Monday, August 08, 2005

Search Engine Divergence


Nearly everyone I know has a favorite Internet search engine, and most non-librarians I are confident that they get the information they need from their chosen search engine.

However, in a recent SearchEngineWatch article, Chris Sherman elaborates on the tendency for search results to vary widely among search engines.
Looking at the organic or natural listings for more than 485,000 first page search results, the study found that:

* 84.9% of total results are unique to one engine
* 11.4% of total results were shared by any two engines
* 2.6% of total results were shared by any three engines
* 1.1% of total results were shared by any four engines

I'm relatively certain that the folks I know who are devotees of a particular search engine are probably not aware that they could find completely different information by searching an engine other than their chosen one. I wonder if an awareness of this fact would influence their searching behavior.

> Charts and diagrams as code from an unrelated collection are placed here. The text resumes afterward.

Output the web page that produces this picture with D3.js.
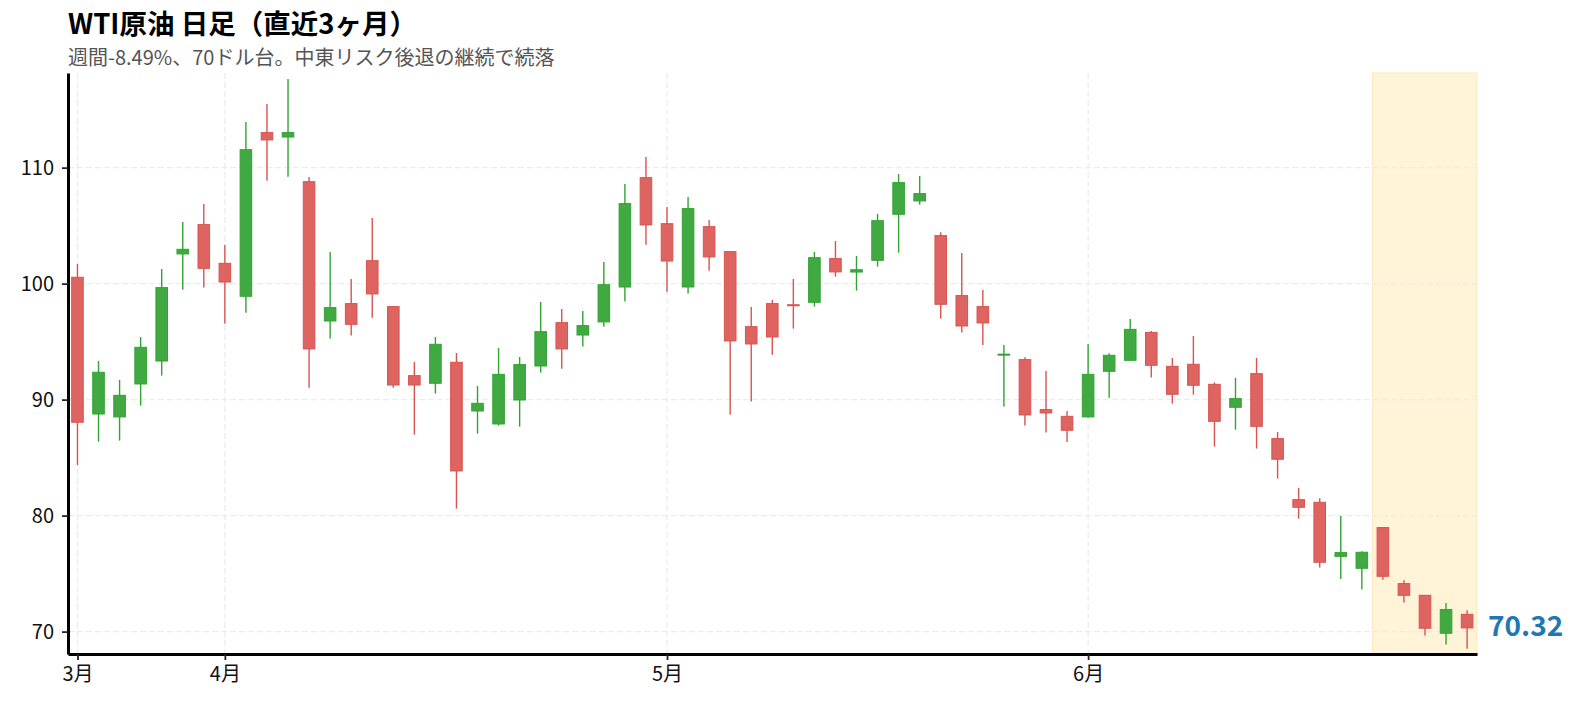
<!DOCTYPE html>
<html><head><meta charset="utf-8">
<script src="https://cdn.jsdelivr.net/npm/d3@7"></script>
<style>
html,body{margin:0;padding:0;background:#fff;}
text{font-family:"Noto Sans CJK JP","Noto Sans",sans-serif;}
</style></head>
<body><svg id="chart" width="1577" height="703"></svg>
<script>
const opens  = [100.55,88.76,88.51,91.35,93.33,102.56,105.09,101.75,98.91,113.02,112.64,108.79,96.78,98.28,101.98,98.02,92.07,91.41,93.22,89.02,87.90,89.97,92.90,96.64,95.57,96.70,99.71,109.14,105.17,99.71,104.91,102.76,96.29,98.28,98.18,98.39,102.16,101.00,102.01,105.98,107.13,104.14,98.97,98.02,93.85,93.45,89.14,88.56,88.51,92.44,93.39,95.80,92.87,93.05,91.32,89.34,92.24,86.64,81.38,81.15,76.49,75.46,78.97,74.14,73.13,69.86,71.49];
const highs  = [101.70,93.33,91.70,95.40,101.26,105.32,106.87,103.33,113.94,115.49,117.64,109.20,102.73,100.40,105.66,98.05,93.25,95.40,94.02,91.18,94.45,93.68,98.42,97.82,97.64,101.87,108.59,110.92,106.61,107.47,105.49,102.80,97.99,98.59,100.40,102.73,103.68,102.39,106.01,109.45,109.28,104.43,102.64,99.45,94.71,93.65,92.47,89.02,94.80,93.99,96.95,95.92,93.59,95.49,91.49,91.87,93.59,87.21,82.39,81.49,79.97,76.93,79.00,74.43,73.15,72.47,71.84];
const lows   = [84.37,86.38,86.47,89.48,92.07,99.48,99.66,96.55,97.50,108.88,109.22,91.03,95.26,95.52,97.07,91.03,86.98,90.52,80.60,87.07,87.76,87.67,92.33,92.67,94.57,96.29,98.45,103.36,99.31,99.14,101.12,88.71,89.83,93.88,96.12,98.02,100.60,99.40,101.47,102.67,106.81,96.98,95.78,94.71,89.40,87.76,87.16,86.35,88.45,90.17,93.35,91.90,89.66,90.43,85.95,87.41,85.78,83.19,79.74,75.52,74.54,73.62,74.48,72.50,69.66,68.88,68.53];
const closes = [88.05,92.36,90.37,94.51,99.66,102.96,101.32,100.14,111.55,112.39,113.02,94.37,97.93,96.49,99.11,91.26,91.26,94.77,83.85,89.68,92.18,93.02,95.86,94.37,96.38,99.91,106.90,105.06,101.95,106.47,102.30,95.06,94.80,95.40,98.10,102.24,101.01,101.20,105.43,108.71,107.76,98.22,96.35,96.61,93.92,88.68,88.85,87.36,92.18,93.82,96.06,92.96,90.46,91.24,88.13,90.09,87.70,84.86,80.72,75.98,76.81,76.84,74.77,73.13,70.29,71.90,70.32];
const monthTickIdx = [0,7,28,48];
const monthLabels = ["3月","4月","5月","6月"];
const yTicks = [70,80,90,100,110];
const highlightStart = 61.5;
const lastLabel = "70.32";
const titleText = "WTI原油 日足（直近3ヶ月）";
const subtitleText = "週間-8.49%、70ドル台。中東リスク後退の継続で続落";

(function () {
const svg = d3.select("#chart");
const n = closes.length;
const pL = 68, pR = 1477, pT = 73, pB = 654;
const x = d3.scaleLinear().domain([-0.45, n - 1 + 0.47]).range([pL, pR]);
const y = d3.scaleLinear().domain([68.07, 118.16]).range([pB, pT]);
const step = x(1) - x(0);

// highlight band
svg.append("rect")
  .attr("x", x(highlightStart)).attr("y", pT)
  .attr("width", pR - x(highlightStart)).attr("height", pB - pT)
  .attr("fill", "#fff3d8").attr("stroke", "#fde9b8").attr("stroke-width", 1);

// grid
const grid = svg.append("g");
grid.selectAll("line.h").data(yTicks).join("line")
  .attr("x1", pL).attr("x2", pR)
  .attr("y1", d => y(d)).attr("y2", d => y(d))
  .attr("stroke", "#ececec").attr("stroke-width", 1.3).attr("stroke-dasharray", "6,3");
grid.selectAll("line.v").data(monthTickIdx).join("line")
  .attr("x1", d => x(d)).attr("x2", d => x(d))
  .attr("y1", pT).attr("y2", pB)
  .attr("stroke", "#ececec").attr("stroke-width", 1.3).attr("stroke-dasharray", "6,3");

// candles
const idx = d3.range(n);
const col = i => closes[i] >= opens[i] ? {fill:"#41a941", stroke:"#32a332"} : {fill:"#dd6461", stroke:"#d9534f"};
const cg = svg.append("g");
cg.selectAll("line.wick").data(idx).join("line")
  .attr("x1", i => x(i)).attr("x2", i => x(i))
  .attr("y1", i => y(highs[i])).attr("y2", i => y(lows[i]))
  .attr("stroke", i => col(i).stroke).attr("stroke-width", 1.4);
const bw = step * 0.55;
cg.selectAll("rect.body").data(idx).join("rect")
  .attr("x", i => x(i) - bw / 2)
  .attr("y", i => y(Math.max(opens[i], closes[i])))
  .attr("width", bw)
  .attr("height", i => Math.max(1, Math.abs(y(opens[i]) - y(closes[i]))))
  .attr("fill", i => col(i).fill).attr("stroke", i => col(i).stroke).attr("stroke-width", 1);

// axes
const yAxis = svg.append("g").attr("transform", `translate(${pL},0)`)
  .call(d3.axisLeft(y).tickValues(yTicks).tickSize(6).tickPadding(8).tickSizeOuter(0));
const xAxis = svg.append("g").attr("transform", `translate(0,${pB})`)
  .call(d3.axisBottom(x).tickValues(monthTickIdx).tickFormat((d, i) => monthLabels[i]).tickSize(6).tickPadding(7).tickSizeOuter(0));
[yAxis, xAxis].forEach(a => {
  a.select(".domain").attr("stroke", "#000").attr("stroke-width", 3);
  a.selectAll(".tick line").attr("stroke", "#222").attr("stroke-width", 1.8);
  a.selectAll(".tick text").attr("fill", "#111").style("font-size", "20px")
    .style("font-family", '"Noto Sans CJK JP", sans-serif');
});

// last value label
svg.append("text").attr("x", pR + 11).attr("y", y(closes[n - 1]))
  .attr("dominant-baseline", "middle")
  .attr("fill", "#1f77b4").attr("font-weight", "bold").style("font-size", "28px")
  .text(lastLabel);

// titles
svg.append("text").attr("x", 68).attr("y", 33.5)
  .attr("font-weight", "bold").style("font-size", "27.5px").attr("fill", "#000").text(titleText);
svg.append("text").attr("x", 68).attr("y", 64.5)
  .style("font-size", "20px").attr("fill", "#555").text(subtitleText);
})();
</script></body></html>
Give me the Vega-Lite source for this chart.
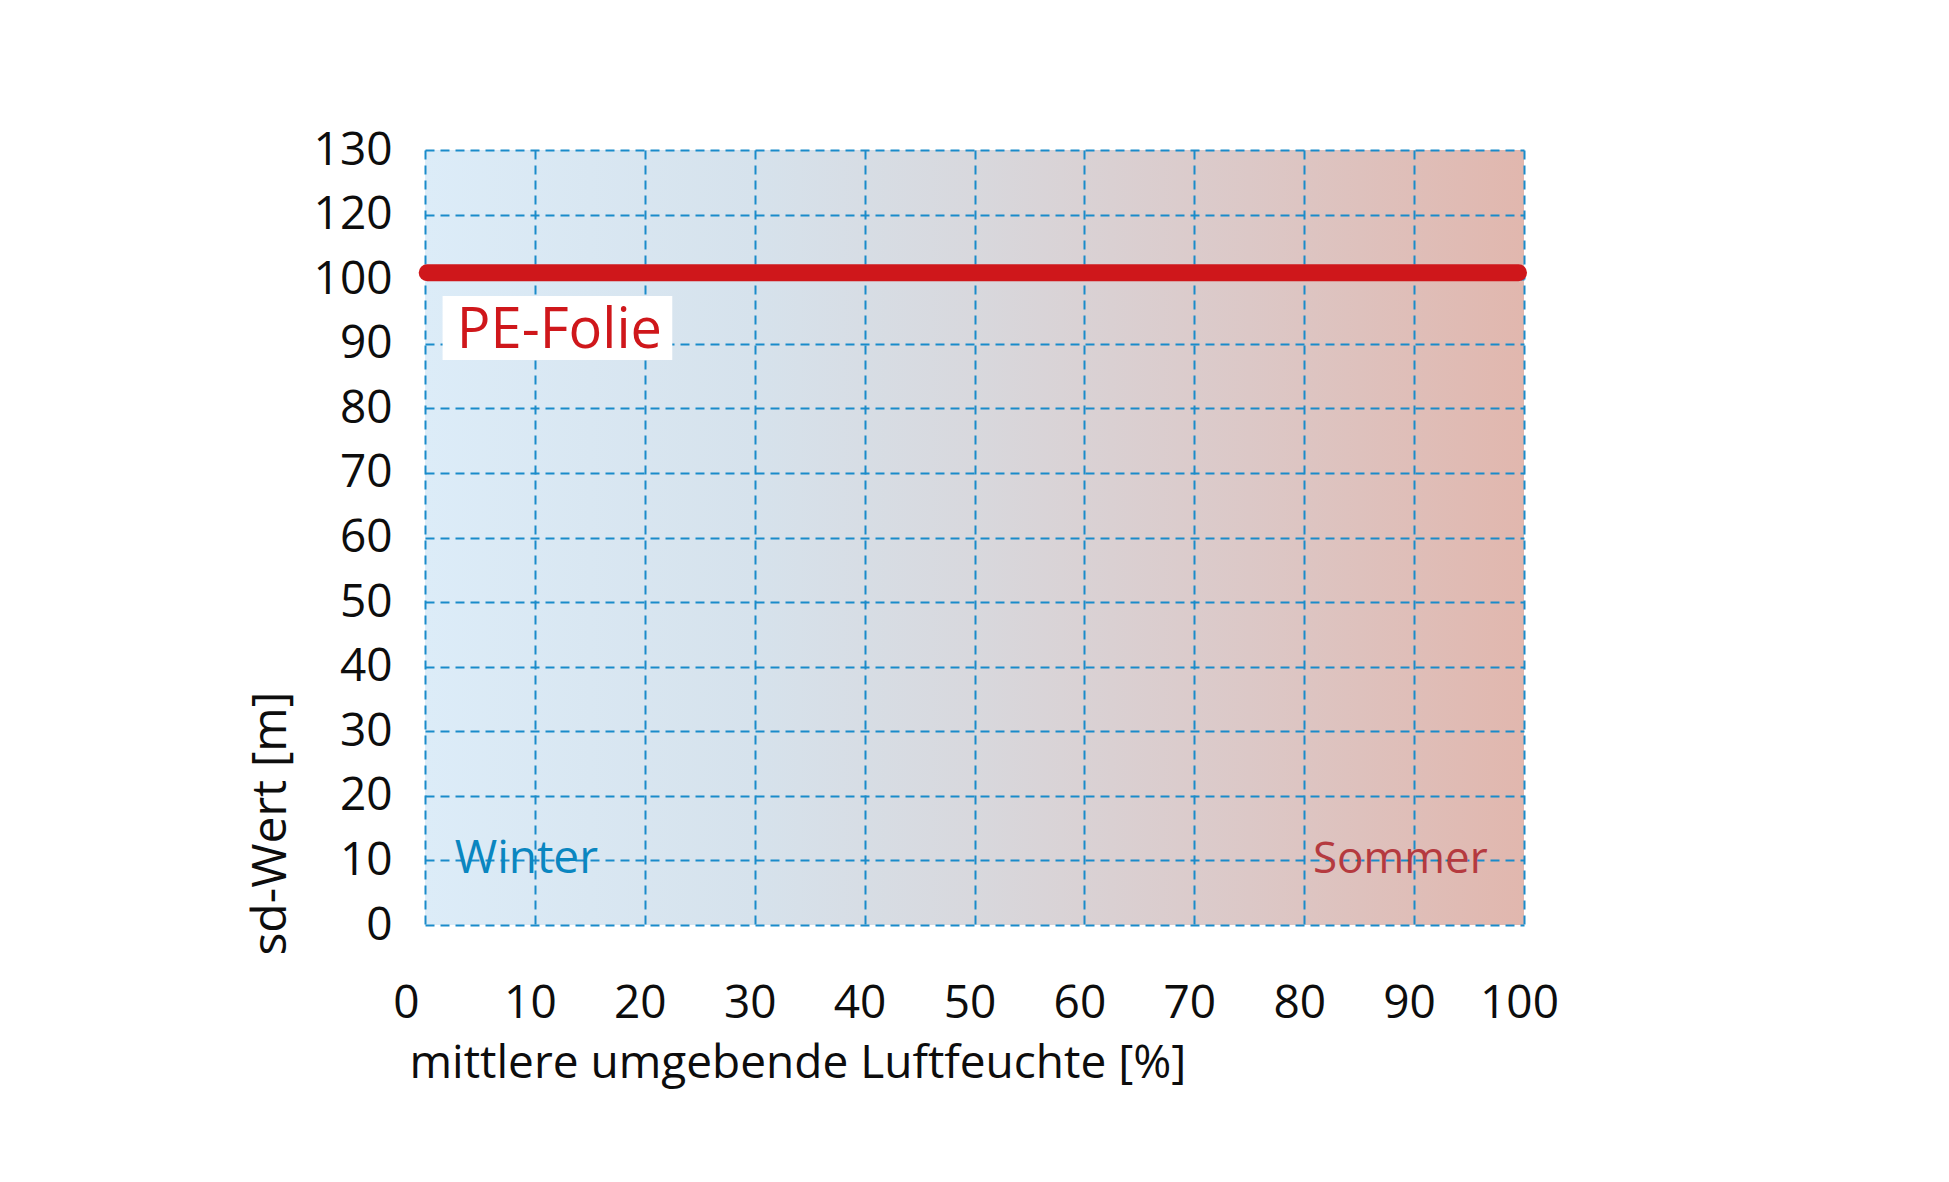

I also need to think about how this may or may not relate to Clay Shirky's article on folksonomies. In the article, Shirky talks about how traditional library cataloging tends to be focused on pulling together all works on a particular subject, regardless of the language used within the work or the point of view of the author. He argues that this collapsing of subject terminology leads to 'signal loss'. Using the example of 'movies' and 'cinema', Shirky argues that the two terms actually represent very different concepts, and that collapsing the two into one category means that information retrieval is less precise. He goes on to say:
When we get to really contested terms like queer/gay/homosexual, by this point, all the signal loss is in the collapse, not in the expansion. "Oh, the people talking about 'queer politics' and the people talking about 'the homosexual agenda', they're really talking about the same thing." Oh no they're not. If you think the movies and cinema people were going to have a fight, wait til you get the queer politics and homosexual agenda people in the same room.

Looking at these two articles together, I have to think that the success of a given search engine for a given user has to do with the degree to which the search enginge does (or does not) collapse categories in its results and the degree to which the user wants (or doesn't want) to have categories collapsed.